Il a fourni la preuve de la publication par constat d’huissier en date du 17 septembre 2019.

Le 15 juin 2020, une information judiciaire a été ouverte du chef de diffamation
publique envers un particulier.

A la suite de la réception de l’avis préalable à sa mise en examen, Guillaume ANCEL a confirmé le 7 juillet 2020 être l’auteur des propos litigieux, ainsi que le directeur de la publication du blog « Ne Pas Subir — Blog de Guillaume ANCEL », avec les observations complémentaires suivantes : « Cette publication concerne des faits qui présentent un intérêt général puisqu'ils concernent le rôle joué par la France pendant le génocide contre les Tutsi au Rwanda, dont j'ai été témoin et acteur. Dans le cadre de ces faits, j'ai été auditionné par l'office central de lutte contre les crimes contre l'humanité et les génocides (ci-après, « OCLCH ») le 23 juillet 2019. Comme mentionné dans l'article, Monsieur Walfroy DAUCHY a été témoin des faits que je rapporte il a témoigné aussi devant les enquêteurs de l'office ».
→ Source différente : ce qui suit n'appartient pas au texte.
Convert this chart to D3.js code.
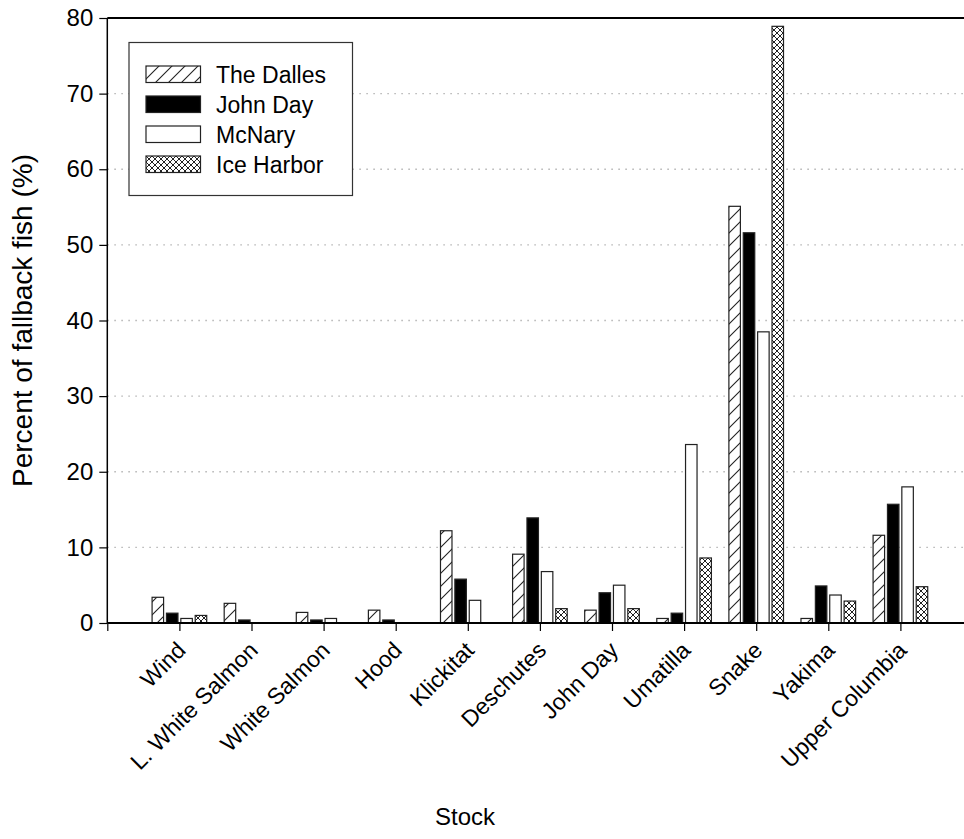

Il a été mis en examen le 6 août 2020 du chef de diffamation publique envers un particulier et renvoyé de ce chef devant le tribunal correctionnel par ordonnance du 21 août 2020.

À l'audience du 23 septembre 2022, le prévenu a soulevé la nullité de la plainte avec constitution de partie civile du 25 septembre 2019. Le ministère publie ainsi que la partie civile se sont opposés à l’exception de nullité, et l'incident a été joint au fond.

Guillaume ANCEL a été entendu.

Ancien officier de l’armée de terre envoyé au Rwanda pendant l’opération Turquoise, il a souligné qu’on ne revenait pas indemne « de cette guerre », dans laquelle il avait été « consterné de partir avec la mission de remettre en place un pouvoir génocidaire et ensuite de protéger leur fuite (…) et de réinstaller les génocidaires ». Ne pouvant accepter que cette information reste cachée à la société française il avait choisi, par l'écriture d’un roman puis en alimentant son blog, de participer au débat relatif au rôle de la France dans le génocide des Tutsi au Rwanda, question qui ne suscitait plus de débats depuis la remise du rapport de Vincent DUCLERT qui avait conclu à des responsabilités lourdes et accablantes de la France dans le génocide, par l'apport d’un soutien matériel, substantiel et prolongé au pouvoir génocidaire.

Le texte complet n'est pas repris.